■ **Exercise objective**: The line containing "const H = 580;" marks the end: extract everything from the first line of the data through that line, exactly, with no pictures.

* start Data section *

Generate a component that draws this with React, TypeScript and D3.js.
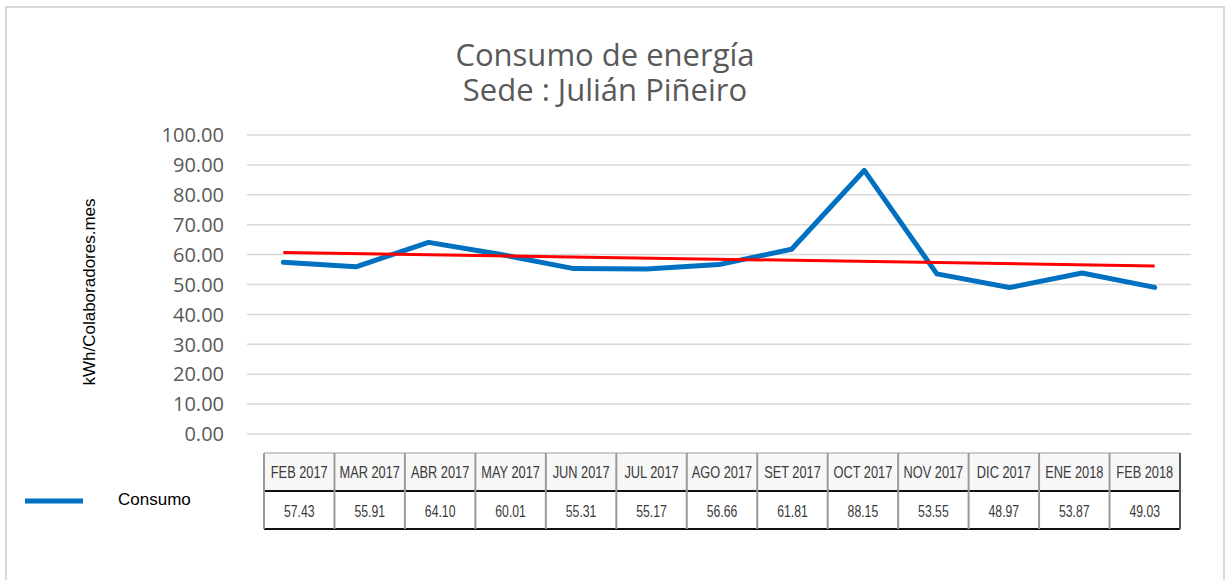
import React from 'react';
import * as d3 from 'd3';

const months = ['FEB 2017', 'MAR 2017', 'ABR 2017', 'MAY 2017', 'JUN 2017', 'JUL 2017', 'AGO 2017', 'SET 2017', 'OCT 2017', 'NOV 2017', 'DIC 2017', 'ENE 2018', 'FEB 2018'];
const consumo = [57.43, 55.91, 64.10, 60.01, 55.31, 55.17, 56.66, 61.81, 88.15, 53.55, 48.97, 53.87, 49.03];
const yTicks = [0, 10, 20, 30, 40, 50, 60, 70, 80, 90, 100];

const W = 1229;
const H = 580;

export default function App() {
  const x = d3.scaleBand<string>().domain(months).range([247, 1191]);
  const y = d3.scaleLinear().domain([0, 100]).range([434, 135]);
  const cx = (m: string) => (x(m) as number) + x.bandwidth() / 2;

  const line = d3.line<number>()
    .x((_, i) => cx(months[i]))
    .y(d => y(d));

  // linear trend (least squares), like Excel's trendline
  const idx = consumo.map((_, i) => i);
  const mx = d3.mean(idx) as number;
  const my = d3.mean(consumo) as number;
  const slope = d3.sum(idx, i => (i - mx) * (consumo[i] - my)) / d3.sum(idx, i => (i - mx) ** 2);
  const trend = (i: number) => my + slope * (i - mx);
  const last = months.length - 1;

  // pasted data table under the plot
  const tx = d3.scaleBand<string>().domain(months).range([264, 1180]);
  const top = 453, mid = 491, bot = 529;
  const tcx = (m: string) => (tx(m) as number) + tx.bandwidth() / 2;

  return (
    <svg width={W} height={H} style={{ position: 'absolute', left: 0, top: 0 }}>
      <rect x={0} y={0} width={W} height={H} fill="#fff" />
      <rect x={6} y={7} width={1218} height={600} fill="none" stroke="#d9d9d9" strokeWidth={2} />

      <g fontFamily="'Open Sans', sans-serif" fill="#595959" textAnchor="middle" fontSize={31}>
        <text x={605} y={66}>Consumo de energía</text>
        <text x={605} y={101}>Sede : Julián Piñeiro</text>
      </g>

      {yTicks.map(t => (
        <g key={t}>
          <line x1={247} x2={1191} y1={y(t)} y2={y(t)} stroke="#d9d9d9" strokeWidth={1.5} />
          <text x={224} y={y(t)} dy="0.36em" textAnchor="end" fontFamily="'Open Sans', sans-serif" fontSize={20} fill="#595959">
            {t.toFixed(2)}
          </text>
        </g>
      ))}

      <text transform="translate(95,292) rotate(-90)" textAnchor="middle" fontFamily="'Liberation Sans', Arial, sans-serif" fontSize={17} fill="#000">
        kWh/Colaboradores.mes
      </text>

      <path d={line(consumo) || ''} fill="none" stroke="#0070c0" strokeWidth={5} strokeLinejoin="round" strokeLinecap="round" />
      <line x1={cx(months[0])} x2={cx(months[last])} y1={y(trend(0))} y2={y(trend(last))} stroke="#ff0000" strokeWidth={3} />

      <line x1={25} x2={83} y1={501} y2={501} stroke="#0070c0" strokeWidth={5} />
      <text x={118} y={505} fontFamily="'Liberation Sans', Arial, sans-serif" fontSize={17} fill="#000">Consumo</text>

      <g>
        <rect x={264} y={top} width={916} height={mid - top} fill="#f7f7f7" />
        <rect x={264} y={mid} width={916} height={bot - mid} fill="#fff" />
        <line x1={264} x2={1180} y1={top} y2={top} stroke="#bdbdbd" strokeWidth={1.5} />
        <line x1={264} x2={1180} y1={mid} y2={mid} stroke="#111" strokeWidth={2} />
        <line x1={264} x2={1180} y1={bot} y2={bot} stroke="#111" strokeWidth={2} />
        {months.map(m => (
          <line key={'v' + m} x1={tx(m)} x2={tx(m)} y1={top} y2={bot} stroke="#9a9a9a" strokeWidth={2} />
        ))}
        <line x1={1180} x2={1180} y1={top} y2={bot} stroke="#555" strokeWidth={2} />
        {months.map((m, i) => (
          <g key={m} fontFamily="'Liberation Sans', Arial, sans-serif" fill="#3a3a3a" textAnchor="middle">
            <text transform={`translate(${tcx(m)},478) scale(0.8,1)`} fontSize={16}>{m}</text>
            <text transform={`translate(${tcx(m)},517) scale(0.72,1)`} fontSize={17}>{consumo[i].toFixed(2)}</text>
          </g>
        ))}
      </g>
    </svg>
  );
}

* end Data section *

■ **Output**:
Generate a component that draws this with React, TypeScript and D3.js.
import React from 'react';
import * as d3 from 'd3';

const months = ['FEB 2017', 'MAR 2017', 'ABR 2017', 'MAY 2017', 'JUN 2017', 'JUL 2017', 'AGO 2017', 'SET 2017', 'OCT 2017', 'NOV 2017', 'DIC 2017', 'ENE 2018', 'FEB 2018'];
const consumo = [57.43, 55.91, 64.10, 60.01, 55.31, 55.17, 56.66, 61.81, 88.15, 53.55, 48.97, 53.87, 49.03];
const yTicks = [0, 10, 20, 30, 40, 50, 60, 70, 80, 90, 100];

const W = 1229;
const H = 580;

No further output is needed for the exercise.